Prime Minister Imran Khan on Monday said that he has "full faith" in his government's key ally PML-Q as he termed the opposition alliance's recent attempts to woo veteran politician Chaudhry Shujaat Hussain a sign of their fears.
The prime minister's comments came a day after PML-N President Shehbaz Sharif approached the PML-Q leader for the first time in 14 years to explain that the nine-party opposition alliance Pakistan Democratic Movement — with the PML-N and Jamiat Ulema-i-Islam-Fazl leading from the front — had made a "firm decision" to move a no-trust motion against the government in the coming days.
Shehbaz believed that political temperature was heating up and the opposition parties were now on the path to find favour with the government-allied parties, which too were not comfortable with the performance of the sitting government in terms of poor governance and unbridled inflation that had already pushed masses against the wall.
PDM chief and JUI-F president Maulana Fazlur Rehman had also reached out to the PML-Q on Saturday.
Reacting to the development while addressing the International Symposium on Pakistan's Hydropower Development in Global Perspective today, PM Imran appeared unfazed by the opposition's activities.
"[PML-Q leader and Federal Minister for Water Resources] Moonis Elahi said we shouldn't worry about the meetings," the premier said, adding that PTI workers had become "battle-hardened" because of the difficulties they had gone through in the last 25 years.
It is pertinent to mention here that Elahi was also in attendance and also spoke before the prime minister did.
"Those who are worried have now thought of Chaudhry sahib's health.

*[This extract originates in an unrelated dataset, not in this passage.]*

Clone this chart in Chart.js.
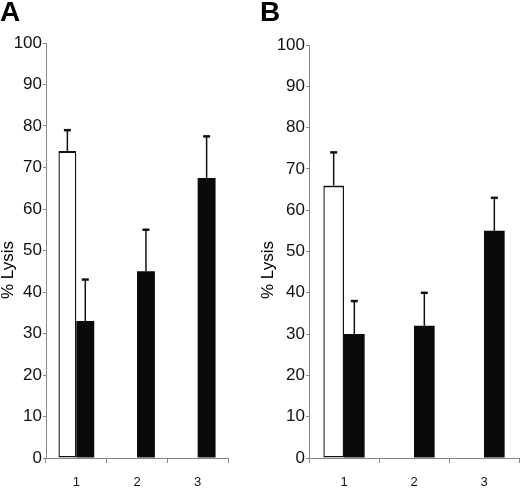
<!DOCTYPE html>
<html>
<head>
<meta charset="utf-8">
<script src="https://cdn.jsdelivr.net/npm/chart.js@4/dist/chart.umd.min.js"></script>
<style>
  body { margin: 0; background: #fff; font-family: "Liberation Sans", Arial, sans-serif; }
  #wrap { position: relative; width: 520px; height: 494px; overflow: hidden; }
  canvas { position: absolute; top: 0; }
  .panel { position: absolute; top: -2px; font: bold 28px "Liberation Sans", Arial, sans-serif; line-height: 1; }
  .ylab { position: absolute; width: 80px; height: 18px; line-height: 18px; text-align: center;
          font-size: 17px; transform: rotate(-90deg); white-space: nowrap; }
</style>
</head>
<body>
<div id="wrap">
  <canvas id="chartA" width="250" height="494" style="left:0"></canvas>
  <canvas id="chartB" width="260" height="494" style="left:260px"></canvas>
  <div class="panel" style="left:0">A</div>
  <div class="panel" style="left:260px">B</div>
  <div class="ylab" style="left:-32px; top:261px">% Lysis</div>
  <div class="ylab" style="left:228px; top:261px">% Lysis</div>
</div>
<script>
const categories = ["1", "2", "3"];
const yTicks = [0, 10, 20, 30, 40, 50, 60, 70, 80, 90, 100];

// panel A
const whiteA = [74, null, null];
const whiteErrA = [5, null, null];
const blackA = [33, 45, 67.5];
const blackErrA = [10, 10, 10];

// panel B
const whiteB = [66, null, null];
const whiteErrB = [8, null, null];
const blackB = [30, 32, 55];
const blackErrB = [8, 8, 8];

// draw the upward error bars on top of each bar
const errorBars = {
  id: "errorBars",
  afterDatasetsDraw(chart) {
    const ctx = chart.ctx;
    const yScale = chart.scales.y;
    chart.data.datasets.forEach((ds, i) => {
      const meta = chart.getDatasetMeta(i);
      meta.data.forEach((bar, j) => {
        const v = ds.data[j];
        const e = ds.errors[j];
        if (v == null || e == null) return;
        const top = yScale.getPixelForValue(v + e);
        ctx.save();
        ctx.strokeStyle = "#111";
        ctx.lineWidth = 1.5;
        ctx.beginPath();
        ctx.moveTo(bar.x, bar.y);
        ctx.lineTo(bar.x, top);
        ctx.stroke();
        ctx.lineWidth = 2.5;
        ctx.beginPath();
        ctx.moveTo(bar.x - 3.5, top);
        ctx.lineTo(bar.x + 3.5, top);
        ctx.stroke();
        ctx.restore();
      });
    });
  }
};

function makeChart(id, white, whiteErr, black, blackErr, axisWidth, pad) {
  const ctx = document.getElementById(id).getContext("2d");
  return new Chart(ctx, {
    type: "bar",
    data: {
      labels: categories,
      datasets: [
        {
          data: white,
          errors: whiteErr,
          backgroundColor: "#fff",
          borderColor: "#111",
          borderWidth: { left: 1.4, right: 1.4, top: 2.2, bottom: 1.4 },
          borderSkipped: false
        },
        {
          data: black,
          errors: blackErr,
          backgroundColor: "#0a0a0a",
          borderWidth: 0
        }
      ]
    },
    options: {
      responsive: false,
      animation: false,
      categoryPercentage: 0.59,
      barPercentage: 1,
      layout: { padding: pad },
      plugins: { legend: { display: false }, tooltip: { enabled: false } },
      scales: {
        x: {
          grid: { offset: true, drawOnChartArea: false, color: "#888", tickLength: 5 },
          border: { color: "#888", width: 1 },
          ticks: {
            color: "#111",
            padding: 12,
            font: { family: "'Liberation Sans Narrow', 'Liberation Sans', Arial", size: 13 }
          },
          afterFit(scale) { scale.height = 36; }
        },
        y: {
          min: 0,
          max: 100,
          afterBuildTicks(scale) { scale.ticks = yTicks.map(v => ({ value: v })); },
          grid: { drawOnChartArea: false, color: "#888", tickLength: 3 },
          border: { color: "#888", width: 1 },
          ticks: {
            color: "#111",
            padding: 1,
            font: { family: "'Liberation Sans', Arial", size: 17 }
          },
          afterFit(scale) { scale.width = axisWidth; }
        }
      }
    },
    plugins: [errorBars]
  });
}

makeChart("chartA", whiteA, whiteErrA, blackA, blackErrA, 46, { top: 43, right: 22, bottom: 0, left: 0 });
makeChart("chartB", whiteB, whiteErrB, blackB, blackErrB, 49, { top: 45, right: 1, bottom: 0, left: 0 });
</script>
</body>
</html>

I believe he is a politician who has skills that perhaps no one else does but to suddenly remember his health ... these are the people who are worried.
"We have full faith in you (Elahi) and your family," he added.
Earlier, Elahi also addressed the symposium and said the political environment was a "bit strange these days [but] there is nothing [substantial] in it. A spectacle is going on, whatever talks are being held ... we are political people. It is our job to meet people," he said while addressing the premier directly.
"The important thing to understand is that political people form relationships and then see them through like we have formed a relationship with you and will see it through. So, it is my request that you tell the PTI in a firm way, 'aap ne ghabrana nahi hai' (you should not worry)."
He added that the ministry would present a proposal on the Kalabagh Dam to the cabinet because it had become "essential" due to silting.
Lack of dams led to 'huge loss'
At the start of his speech, the prime minister lamented the "huge loss" that Pakistan has suffered because of successive governments' negligence in building dams.
If Pakistan had been generating electricity through hydropower plants — which it has great potential for — the cost of electricity would not be so high, he rued.
"Electricity in Pakistan becomes more expensive with the increase in fuel prices because half of the electricity is generated through fuels," he added.
Giving China's example, the premier said it was the fastest progressing country because of its long-term vision. In Pakistan, however, governments only focused on what could be done within five years, in time for the next election cycle, he said, adding that he was "very proud that instead of thinking about elections, we (PTI government) planned ahead".
He noted that Pakistan would have to cultivate more land as its population grew, questioning how land could be cultivated if water storage options were not available.
He cited the example of Khyber Pakhtunkhwa's Dera Ismail Khan, where he said there were "hundreds of thousands of acres of very fertile land" and only water was needed to cultivate it. If the land in D.I. Khan was used for agriculture, KP would no longer need to procure wheat from other provinces, he added.
The premier further said that if land in other areas of the country, including Thar, was cultivated, Pakistan could become an exporter of wheat and cotton.
Prime Minister Imran Khan also spoke about the controversial Kalabagh Dam project, saying that, if built, it would be located at a "very good place".
"We have only one issue: unless we convince our Sindhi brothers, anti-Pakistan forces working there will continue to use them [by saying] that their water will be stolen."
The premier said that a campaign would have to be run to convince the people of Sindh from a scientific point of view that they would not face any loss when the dam was built.